By Joanne Ramos, Bloomsbury, $29.99.
The premise for Joanne Ramos’s debut novel The Farm sounds like it is ripped straight out of dystopian fiction. A megacorporation that sets up a surrogacy service for the ultra-rich, taking mainly poor women and immigrants and putting them in a facility for the duration of their pregnancy. But Ramos does not go down the dystopian route. She has more interesting concerns than the end of society and is much more interested in using what is only just a thought experiment to explore the disparity between rich and poor in America.

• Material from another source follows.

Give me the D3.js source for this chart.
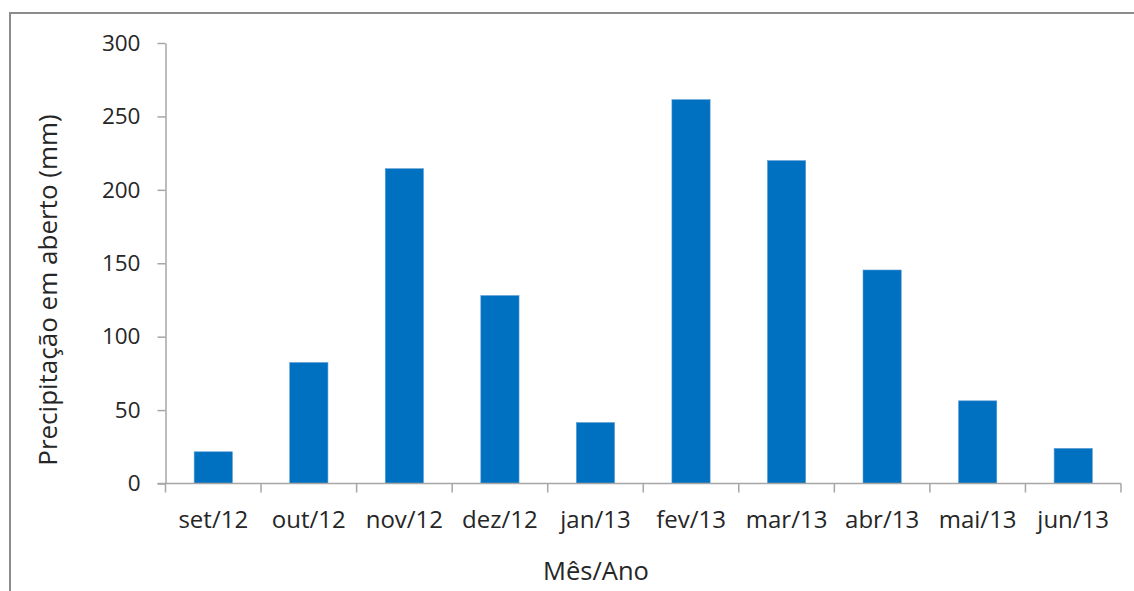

Jane is a Filipino living in dorm accommodation in New York with her baby Amalia, her cousin Evelyn (Ate) and a number of other women. She scrapes by working at an old age home but when a better job as a nanny comes to an unexpected end Jane is left without a job. Enter Golden Acres, a new facility set up by Mae Wu, an executive of a megacorporation which provides surrogates for the ultra wealthy. Jane agrees to sign up, leaving her daughter in the care of her cousin with the promise of regular income and a “delivery bonus”. On entering the facility she meets Reagan, a fairly rich young white woman who has signed up to try and achieve some financial independence from her family, and her wild friend Lisa.
While there is some element of control at Golden Acres, known by its inmates as The Farm, Ramos does not present it as a dystopian nightmare. The women who are there have come by choice, although that choice is informed by their desire to earn enough to live well in America. Mae, who runs the facility, does care for her charges but in an economic way, always putting the profitability of her centre above any personal desires of the women in it.
Ramos uses her scenario to explore the gap between rich and poor in the US and the struggle of immigrants to make a living and support the families they have left behind. She does not shy away from the way the Filipino women are treated both as hired help and as surrogates. In both cases, they are seen as lesser in some way, as grasping and potentially shifty. No one is spared, with one episode having Ate being treated that way by a wealthy Filipino family that she has been catering for. This disparity carries through the book, with Ramos making a point through the different treatment of Reagan and Jane by the company.
The surrogacy service itself is only a slight extrapolation of the ability of the wealthy to buy anything. While some are seeking surrogacy due to an inability to carry a baby to term, in many cases, the people seeking surrogacy are doing so to avoid the hassle and expense of pregnancy and are happy to use those who have little choice to provide this service.
The Farm as a concept comes across as a Handmaid’s Tale– style dystopia and while pessimists might see this as a stepping stone to a more restrictive future Ramos herself never goes there. She is much more interested in the value of reproductive rights and the entitlement of the rich to purchase those services. In that respect, The Farm is still a cautionary tale, but one with plenty of heart and compassion even while everyone is held in their place.